A group of supporters have raised more than US$25,000 worth of the Internet currency dogecoin to help the Jamaican bobsled team attend the Winter Olympics in Sochi.
On Sunday, news broke that the team had qualified for the Winter Olympics for the first time since 2002. The two-man sled will be piloted by Winston Watt, a 46-year-old Jamaican-American who also competed in 2002, with Marvin Dixon as the brakeman.
However, Watt revealed that, even after putting his own money up to fly the team to his training session, there was not enough money to send the two to Russia. As a result, he turned to donations, launching a PayPal account to pay for the estimated US$40,000.
The Jamaican bobsled team achieved international fame after qualifying for the 1988 Winter Olympics with a team of four men who had very little experience in the sport. That fame was boosted with the release of Cool Runnings in 1993, a loosely fictionalized account of their trials. The film remains a cult hit, and fans spread word of Watt’s plight.
One of them was Liam Butler, who runs the dogecoin foundation along with the currency’s initial creators Jackson Palmer and Billy Markus. Dogecoin is a crypto-currency, based on a combination of bitcoin, the popular digital money, and “doge,” the Internet meme that superimposes broken English written in Comic Sans onto pictures of shiba inu.

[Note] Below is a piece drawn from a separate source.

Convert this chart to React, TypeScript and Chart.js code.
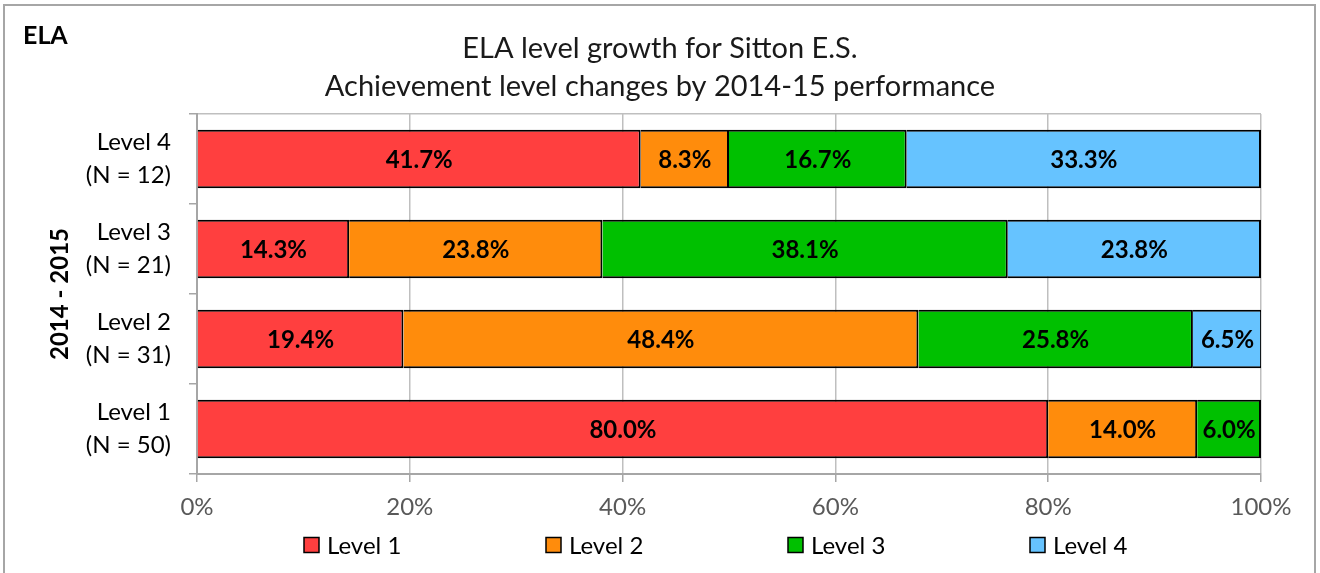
import React, { useEffect, useRef } from "react";
import { Chart, registerables } from "chart.js";

Chart.register(...registerables);

const categories: string[][] = [
  ["Level 4", "(N = 12)"],
  ["Level 3", "(N = 21)"],
  ["Level 2", "(N = 31)"],
  ["Level 1", "(N = 50)"],
];
const seriesNames = ["Level 1", "Level 2", "Level 3", "Level 4"];
const level1 = [41.7, 14.3, 19.4, 80.0];
const level2 = [8.3, 23.8, 48.4, 14.0];
const level3 = [16.7, 38.1, 25.8, 6.0];
const level4 = [33.3, 23.8, 6.5, 0];
const seriesColors = ["#FF3F3F", "#FF8C0C", "#00C000", "#66C3FF"];
const titleLines = ["ELA level growth for Sitton E.S.", "Achievement level changes by 2014-15 performance"];
const cornerLabel = "ELA";
const yAxisTitle = "2014 - 2015";
const xTicks = [0, 20, 40, 60, 80, 100];

const FONT = "Lato, 'Open Sans', sans-serif";

const framePlugin = {
  id: "frame",
  beforeDraw(chart: any) {
    const ctx = chart.ctx;
    ctx.save();
    ctx.fillStyle = "#ffffff";
    ctx.fillRect(0, 0, chart.width, chart.height);
    ctx.strokeStyle = "#a6a6a6";
    ctx.lineWidth = 2;
    ctx.strokeRect(4, 5, 1311, 700);
    ctx.restore();
  },
};

const labelsPlugin = {
  id: "barLabels",
  afterDatasetsDraw(chart: any) {
    const ctx = chart.ctx;
    ctx.save();
    ctx.font = `bold 24px ${FONT}`;
    ctx.fillStyle = "#000000";
    ctx.textAlign = "center";
    ctx.textBaseline = "middle";
    chart.data.datasets.forEach((ds: any, di: number) => {
      const meta = chart.getDatasetMeta(di);
      meta.data.forEach((el: any, i: number) => {
        const v = ds.data[i];
        if (!v) return;
        const { x, y, base } = el.getProps(["x", "y", "base"], true);
        ctx.fillText(v.toFixed(1) + "%", (x + base) / 2, y + 1);
      });
    });
    ctx.restore();
  },
};

const extrasPlugin = {
  id: "extras",
  afterDraw(chart: any) {
    const ctx = chart.ctx;
    ctx.save();
    ctx.textBaseline = "middle";
    // title
    ctx.font = `29px ${FONT}`;
    ctx.fillStyle = "#1a1a1a";
    ctx.textAlign = "center";
    titleLines.forEach((t, i) => ctx.fillText(t, 660, 49 + i * 38));
    // corner label
    ctx.font = `bold 25px ${FONT}`;
    ctx.fillStyle = "#000000";
    ctx.textAlign = "left";
    ctx.fillText(cornerLabel, 23, 36);
    // legend
    ctx.font = `24px ${FONT}`;
    chart.data.datasets.forEach((ds: any, i: number) => {
      const bx = 304 + i * 242;
      const cy = 545;
      ctx.fillStyle = ds.backgroundColor;
      ctx.fillRect(bx, cy - 7.5, 15, 15);
      ctx.strokeStyle = "#000000";
      ctx.lineWidth = 1.5;
      ctx.strokeRect(bx, cy - 7.5, 15, 15);
      ctx.fillStyle = "#000000";
      ctx.fillText(ds.label, bx + 23, cy + 1);
    });
    ctx.restore();
  },
};

export default function App() {
  const ref = useRef<HTMLCanvasElement | null>(null);
  useEffect(() => {
    document.body.style.margin = "0";
    const values = [level1, level2, level3, level4];
    const chart = new Chart(ref.current as HTMLCanvasElement, {
      type: "bar",
      data: {
        labels: categories,
        datasets: seriesNames.map((name, i) => ({
          label: name,
          data: values[i],
          backgroundColor: seriesColors[i],
          borderColor: "#000000",
          borderWidth: 2,
          barPercentage: 0.65,
          categoryPercentage: 1,
        })),
      },
      options: {
        indexAxis: "y",
        responsive: false,
        animation: false,
        layout: { padding: { left: 0, right: 59, top: 114, bottom: 0 } },
        plugins: {
          legend: { display: false },
          tooltip: { enabled: false },
          title: { display: false },
        },
        scales: {
          x: {
            stacked: true,
            min: 0,
            max: 100,
            afterBuildTicks: (scale: any) => {
              scale.ticks = xTicks.map((v) => ({ value: v }));
            },
            afterFit: (scale: any) => {
              scale.height = 99;
            },
            ticks: {
              callback: (v: any) => v + "%",
              color: "#595959",
              font: { family: FONT, size: 24 },
              padding: 11,
              maxRotation: 0,
            },
            grid: {
              color: "#bfbfbf",
              lineWidth: 1.5,
              tickLength: 8,
              tickColor: "#a6a6a6",
            },
            border: { color: "#a6a6a6", width: 2 },
          },
          y: {
            stacked: true,
            afterFit: (scale: any) => {
              scale.width = 197;
            },
            ticks: {
              color: "#000000",
              font: { family: FONT, size: 24, lineHeight: 33 / 24 },
              padding: 18,
            },
            grid: {
              offset: true,
              color: (c: any) => (c.index === 0 ? "#bfbfbf" : "rgba(0,0,0,0)"),
              tickColor: "#a6a6a6",
              lineWidth: 1.5,
              tickLength: 8,
            },
            border: { color: "#a6a6a6", width: 2 },
            title: {
              display: true,
              text: yAxisTitle,
              color: "#000000",
              font: { family: FONT, size: 24, weight: "bold", lineHeight: 1.2 },
              padding: { top: 46, bottom: 0 },
            },
          },
        },
      },
      plugins: [framePlugin, labelsPlugin, extrasPlugin],
    } as any);
    return () => chart.destroy();
  }, []);
  return (
    <div style={{ position: "fixed", left: 0, top: 0, width: 1320, height: 573 }}>
      <canvas ref={ref} width={1320} height={573} style={{ display: "block" }} />
    </div>
  );
}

“As someone who grew up in the 90s, Cool Runnings was the ultimate feel-good movie about underdogs ... achieving their dreams,” Butler said.
On Monday in Sydney, where he lives, Butler launched Dogesled, aiming to raise some of the money required to send Watt and Dixon to Sochi.

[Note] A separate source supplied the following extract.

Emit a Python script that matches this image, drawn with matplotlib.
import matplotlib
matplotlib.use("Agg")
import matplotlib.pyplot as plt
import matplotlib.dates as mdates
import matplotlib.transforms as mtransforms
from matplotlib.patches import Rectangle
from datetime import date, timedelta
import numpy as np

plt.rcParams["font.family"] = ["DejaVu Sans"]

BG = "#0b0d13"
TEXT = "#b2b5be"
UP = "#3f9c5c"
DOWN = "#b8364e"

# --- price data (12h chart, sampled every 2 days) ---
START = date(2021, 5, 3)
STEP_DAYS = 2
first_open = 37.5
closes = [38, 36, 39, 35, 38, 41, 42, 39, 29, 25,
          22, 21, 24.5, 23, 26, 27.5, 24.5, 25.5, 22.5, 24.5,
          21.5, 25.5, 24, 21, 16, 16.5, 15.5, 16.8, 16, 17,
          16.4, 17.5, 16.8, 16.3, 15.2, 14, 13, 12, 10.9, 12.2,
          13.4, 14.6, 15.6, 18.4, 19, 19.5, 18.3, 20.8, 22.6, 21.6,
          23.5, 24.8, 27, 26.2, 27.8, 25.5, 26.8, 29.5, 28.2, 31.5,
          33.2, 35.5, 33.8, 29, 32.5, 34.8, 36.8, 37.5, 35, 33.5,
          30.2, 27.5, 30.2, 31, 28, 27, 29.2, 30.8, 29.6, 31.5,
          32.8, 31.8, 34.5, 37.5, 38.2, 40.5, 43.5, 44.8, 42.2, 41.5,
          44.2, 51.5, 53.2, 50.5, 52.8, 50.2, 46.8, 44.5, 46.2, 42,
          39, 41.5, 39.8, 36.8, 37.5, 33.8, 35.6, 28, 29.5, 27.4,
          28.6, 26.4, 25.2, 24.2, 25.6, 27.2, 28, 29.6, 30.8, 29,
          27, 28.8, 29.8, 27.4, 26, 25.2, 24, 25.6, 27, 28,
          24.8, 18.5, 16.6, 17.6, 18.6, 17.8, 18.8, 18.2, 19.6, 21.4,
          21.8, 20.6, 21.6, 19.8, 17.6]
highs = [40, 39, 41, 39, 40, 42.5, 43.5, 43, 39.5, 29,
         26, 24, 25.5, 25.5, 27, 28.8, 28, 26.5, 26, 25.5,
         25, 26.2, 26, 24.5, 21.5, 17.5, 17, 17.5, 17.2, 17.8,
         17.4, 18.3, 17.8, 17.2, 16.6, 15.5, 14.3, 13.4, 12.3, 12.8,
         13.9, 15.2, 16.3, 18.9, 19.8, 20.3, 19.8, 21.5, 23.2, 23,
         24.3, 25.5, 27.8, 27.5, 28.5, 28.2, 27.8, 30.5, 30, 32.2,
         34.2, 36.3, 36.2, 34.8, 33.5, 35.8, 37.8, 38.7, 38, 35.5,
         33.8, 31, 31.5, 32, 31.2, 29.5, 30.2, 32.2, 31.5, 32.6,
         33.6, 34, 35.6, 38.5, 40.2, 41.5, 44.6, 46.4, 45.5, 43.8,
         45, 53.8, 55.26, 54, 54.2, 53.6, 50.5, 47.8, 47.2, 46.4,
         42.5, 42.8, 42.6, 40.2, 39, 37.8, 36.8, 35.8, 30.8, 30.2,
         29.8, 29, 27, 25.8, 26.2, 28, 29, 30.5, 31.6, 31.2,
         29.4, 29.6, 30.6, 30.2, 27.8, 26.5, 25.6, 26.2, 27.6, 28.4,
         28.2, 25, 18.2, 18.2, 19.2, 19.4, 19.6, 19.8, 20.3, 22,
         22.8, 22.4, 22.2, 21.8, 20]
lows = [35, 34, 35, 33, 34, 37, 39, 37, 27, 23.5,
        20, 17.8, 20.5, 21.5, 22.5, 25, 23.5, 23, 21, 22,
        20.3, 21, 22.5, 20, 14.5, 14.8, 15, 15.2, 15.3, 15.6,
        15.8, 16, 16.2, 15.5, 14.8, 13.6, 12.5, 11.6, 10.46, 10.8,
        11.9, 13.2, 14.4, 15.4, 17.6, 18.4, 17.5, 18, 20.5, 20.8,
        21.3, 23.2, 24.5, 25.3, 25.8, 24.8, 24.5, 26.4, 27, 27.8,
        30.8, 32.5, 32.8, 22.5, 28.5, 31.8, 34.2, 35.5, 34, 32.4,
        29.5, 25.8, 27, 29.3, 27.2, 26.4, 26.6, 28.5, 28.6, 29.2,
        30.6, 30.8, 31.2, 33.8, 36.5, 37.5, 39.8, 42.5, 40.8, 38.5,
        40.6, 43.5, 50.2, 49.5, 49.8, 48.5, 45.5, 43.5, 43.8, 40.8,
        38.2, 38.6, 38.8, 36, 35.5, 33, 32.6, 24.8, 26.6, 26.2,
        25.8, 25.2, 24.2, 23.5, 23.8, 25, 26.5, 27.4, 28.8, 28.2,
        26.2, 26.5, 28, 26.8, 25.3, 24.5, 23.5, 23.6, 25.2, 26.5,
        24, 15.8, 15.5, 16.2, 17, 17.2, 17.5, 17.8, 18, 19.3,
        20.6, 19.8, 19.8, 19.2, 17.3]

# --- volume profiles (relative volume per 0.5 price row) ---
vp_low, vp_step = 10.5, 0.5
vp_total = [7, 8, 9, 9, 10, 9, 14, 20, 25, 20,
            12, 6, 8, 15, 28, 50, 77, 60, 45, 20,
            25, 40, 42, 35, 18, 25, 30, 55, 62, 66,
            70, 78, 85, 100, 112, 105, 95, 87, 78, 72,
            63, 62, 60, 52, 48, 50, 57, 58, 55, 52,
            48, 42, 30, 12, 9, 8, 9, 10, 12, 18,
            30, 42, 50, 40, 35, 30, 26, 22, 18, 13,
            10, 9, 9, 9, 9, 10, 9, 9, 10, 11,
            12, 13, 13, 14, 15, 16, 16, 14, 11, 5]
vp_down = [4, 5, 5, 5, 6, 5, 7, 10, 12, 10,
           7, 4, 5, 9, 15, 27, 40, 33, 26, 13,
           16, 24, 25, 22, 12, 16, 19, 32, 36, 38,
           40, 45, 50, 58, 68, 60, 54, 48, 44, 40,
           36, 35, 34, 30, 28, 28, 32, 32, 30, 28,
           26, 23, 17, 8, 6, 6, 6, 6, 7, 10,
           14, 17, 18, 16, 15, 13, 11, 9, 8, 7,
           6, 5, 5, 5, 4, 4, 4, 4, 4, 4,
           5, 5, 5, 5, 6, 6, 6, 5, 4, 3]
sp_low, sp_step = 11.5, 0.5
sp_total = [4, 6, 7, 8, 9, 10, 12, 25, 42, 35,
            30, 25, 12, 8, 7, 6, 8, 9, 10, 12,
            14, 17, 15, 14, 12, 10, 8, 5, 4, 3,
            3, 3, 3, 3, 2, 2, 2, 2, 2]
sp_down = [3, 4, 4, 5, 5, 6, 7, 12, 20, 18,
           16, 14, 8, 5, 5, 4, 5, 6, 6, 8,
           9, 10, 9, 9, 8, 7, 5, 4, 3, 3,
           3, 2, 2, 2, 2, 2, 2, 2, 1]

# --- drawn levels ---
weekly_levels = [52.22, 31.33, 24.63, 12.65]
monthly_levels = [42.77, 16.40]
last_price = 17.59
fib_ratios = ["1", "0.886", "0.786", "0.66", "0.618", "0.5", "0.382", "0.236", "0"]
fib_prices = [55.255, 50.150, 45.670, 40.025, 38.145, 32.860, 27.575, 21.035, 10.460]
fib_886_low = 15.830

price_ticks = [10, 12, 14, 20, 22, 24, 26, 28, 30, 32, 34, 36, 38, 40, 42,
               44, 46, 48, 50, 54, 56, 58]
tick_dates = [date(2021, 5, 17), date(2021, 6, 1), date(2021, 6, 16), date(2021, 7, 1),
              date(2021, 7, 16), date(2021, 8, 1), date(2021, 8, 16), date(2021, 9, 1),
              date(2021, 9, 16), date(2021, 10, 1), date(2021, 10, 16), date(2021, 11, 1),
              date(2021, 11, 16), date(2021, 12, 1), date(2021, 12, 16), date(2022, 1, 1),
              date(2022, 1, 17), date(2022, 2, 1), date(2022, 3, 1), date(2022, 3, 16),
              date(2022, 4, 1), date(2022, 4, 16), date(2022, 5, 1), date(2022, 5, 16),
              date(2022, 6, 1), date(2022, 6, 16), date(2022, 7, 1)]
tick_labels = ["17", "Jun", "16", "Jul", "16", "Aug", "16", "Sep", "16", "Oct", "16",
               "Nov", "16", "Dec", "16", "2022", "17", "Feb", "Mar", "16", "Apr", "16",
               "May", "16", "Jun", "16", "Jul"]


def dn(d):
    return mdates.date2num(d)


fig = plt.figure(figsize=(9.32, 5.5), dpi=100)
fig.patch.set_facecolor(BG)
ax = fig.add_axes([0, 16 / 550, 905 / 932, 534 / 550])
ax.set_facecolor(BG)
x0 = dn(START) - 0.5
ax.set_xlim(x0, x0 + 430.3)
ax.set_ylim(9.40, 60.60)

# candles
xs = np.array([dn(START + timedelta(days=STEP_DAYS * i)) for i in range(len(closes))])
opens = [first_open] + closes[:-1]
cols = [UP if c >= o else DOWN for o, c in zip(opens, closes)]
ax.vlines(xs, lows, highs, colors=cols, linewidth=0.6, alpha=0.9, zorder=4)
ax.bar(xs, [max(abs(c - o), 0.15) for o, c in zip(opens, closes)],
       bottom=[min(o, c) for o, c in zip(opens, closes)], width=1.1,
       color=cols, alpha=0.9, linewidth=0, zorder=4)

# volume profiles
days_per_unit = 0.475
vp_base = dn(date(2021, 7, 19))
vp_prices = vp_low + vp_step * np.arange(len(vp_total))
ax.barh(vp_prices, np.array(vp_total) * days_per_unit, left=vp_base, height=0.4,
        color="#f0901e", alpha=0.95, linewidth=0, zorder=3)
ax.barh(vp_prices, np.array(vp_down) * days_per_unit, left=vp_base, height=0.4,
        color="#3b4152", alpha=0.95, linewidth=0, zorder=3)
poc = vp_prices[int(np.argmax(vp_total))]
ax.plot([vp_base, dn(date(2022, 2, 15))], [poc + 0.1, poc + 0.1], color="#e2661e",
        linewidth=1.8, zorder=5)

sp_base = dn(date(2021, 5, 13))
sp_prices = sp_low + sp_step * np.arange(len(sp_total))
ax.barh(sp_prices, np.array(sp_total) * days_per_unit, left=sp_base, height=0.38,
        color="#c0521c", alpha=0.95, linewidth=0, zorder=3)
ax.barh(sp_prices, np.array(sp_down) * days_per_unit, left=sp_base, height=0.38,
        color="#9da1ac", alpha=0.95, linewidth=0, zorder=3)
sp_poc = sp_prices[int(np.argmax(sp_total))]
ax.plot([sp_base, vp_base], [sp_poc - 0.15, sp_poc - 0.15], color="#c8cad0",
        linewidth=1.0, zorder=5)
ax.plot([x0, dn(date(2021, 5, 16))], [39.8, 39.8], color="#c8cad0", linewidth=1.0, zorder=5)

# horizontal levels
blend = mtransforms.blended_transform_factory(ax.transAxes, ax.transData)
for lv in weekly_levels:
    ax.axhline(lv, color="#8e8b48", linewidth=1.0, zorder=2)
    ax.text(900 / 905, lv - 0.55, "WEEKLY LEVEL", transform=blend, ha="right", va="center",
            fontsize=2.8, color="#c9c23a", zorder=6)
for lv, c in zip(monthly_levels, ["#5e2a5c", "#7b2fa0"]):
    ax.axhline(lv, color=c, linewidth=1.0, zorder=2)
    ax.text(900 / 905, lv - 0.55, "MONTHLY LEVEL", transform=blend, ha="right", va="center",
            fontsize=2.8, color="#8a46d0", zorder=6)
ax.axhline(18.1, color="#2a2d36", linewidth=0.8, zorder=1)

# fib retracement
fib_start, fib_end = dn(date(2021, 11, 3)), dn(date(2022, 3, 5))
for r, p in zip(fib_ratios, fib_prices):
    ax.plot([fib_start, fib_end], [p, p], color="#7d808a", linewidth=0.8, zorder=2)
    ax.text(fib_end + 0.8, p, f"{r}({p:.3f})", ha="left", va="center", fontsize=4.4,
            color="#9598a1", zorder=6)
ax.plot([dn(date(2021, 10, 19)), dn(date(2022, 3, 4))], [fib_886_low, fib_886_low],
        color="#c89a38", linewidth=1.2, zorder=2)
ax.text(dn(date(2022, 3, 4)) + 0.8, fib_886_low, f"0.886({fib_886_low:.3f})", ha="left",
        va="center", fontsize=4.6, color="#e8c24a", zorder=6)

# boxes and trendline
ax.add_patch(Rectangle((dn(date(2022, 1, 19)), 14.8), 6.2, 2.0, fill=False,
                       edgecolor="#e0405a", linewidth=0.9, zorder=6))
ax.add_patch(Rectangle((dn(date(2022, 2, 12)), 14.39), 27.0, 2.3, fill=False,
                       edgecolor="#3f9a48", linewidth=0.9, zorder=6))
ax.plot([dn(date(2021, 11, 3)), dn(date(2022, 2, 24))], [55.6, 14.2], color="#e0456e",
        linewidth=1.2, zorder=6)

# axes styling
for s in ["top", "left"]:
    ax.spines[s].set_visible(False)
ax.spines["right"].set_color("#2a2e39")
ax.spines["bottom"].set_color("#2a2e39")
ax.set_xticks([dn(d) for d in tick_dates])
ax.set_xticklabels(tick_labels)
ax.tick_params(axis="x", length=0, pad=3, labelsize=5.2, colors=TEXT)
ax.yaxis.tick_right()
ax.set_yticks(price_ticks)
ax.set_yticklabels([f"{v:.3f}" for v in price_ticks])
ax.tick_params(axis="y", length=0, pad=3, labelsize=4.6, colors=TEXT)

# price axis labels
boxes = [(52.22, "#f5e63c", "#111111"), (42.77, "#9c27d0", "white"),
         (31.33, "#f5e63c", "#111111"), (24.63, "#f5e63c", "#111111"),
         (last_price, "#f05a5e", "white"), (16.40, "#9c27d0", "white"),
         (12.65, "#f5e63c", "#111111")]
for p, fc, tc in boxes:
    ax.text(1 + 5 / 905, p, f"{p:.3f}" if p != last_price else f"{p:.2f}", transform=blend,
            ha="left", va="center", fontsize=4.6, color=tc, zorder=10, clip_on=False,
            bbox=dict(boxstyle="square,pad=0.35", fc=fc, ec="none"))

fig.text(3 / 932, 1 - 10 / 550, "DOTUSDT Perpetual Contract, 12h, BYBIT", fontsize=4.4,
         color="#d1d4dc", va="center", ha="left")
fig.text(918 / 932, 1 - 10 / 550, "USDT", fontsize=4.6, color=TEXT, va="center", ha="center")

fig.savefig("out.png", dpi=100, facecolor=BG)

“We started without a concrete plan in mind,” Butler said. “I sent a few e-mails out ... but that was the extent of it.”
However, within a few hours the fundraiser had collected just over 26 million dogecoins. So many people had been donating that they seemed to raise the price of the currency itself — in 12 hours, the dogecoin to bitcoin exchange rate rose by 50 percent.
At the exchange rate Butler secured, he has US$25,000 ready to send to the team, and the donations continue to flood in.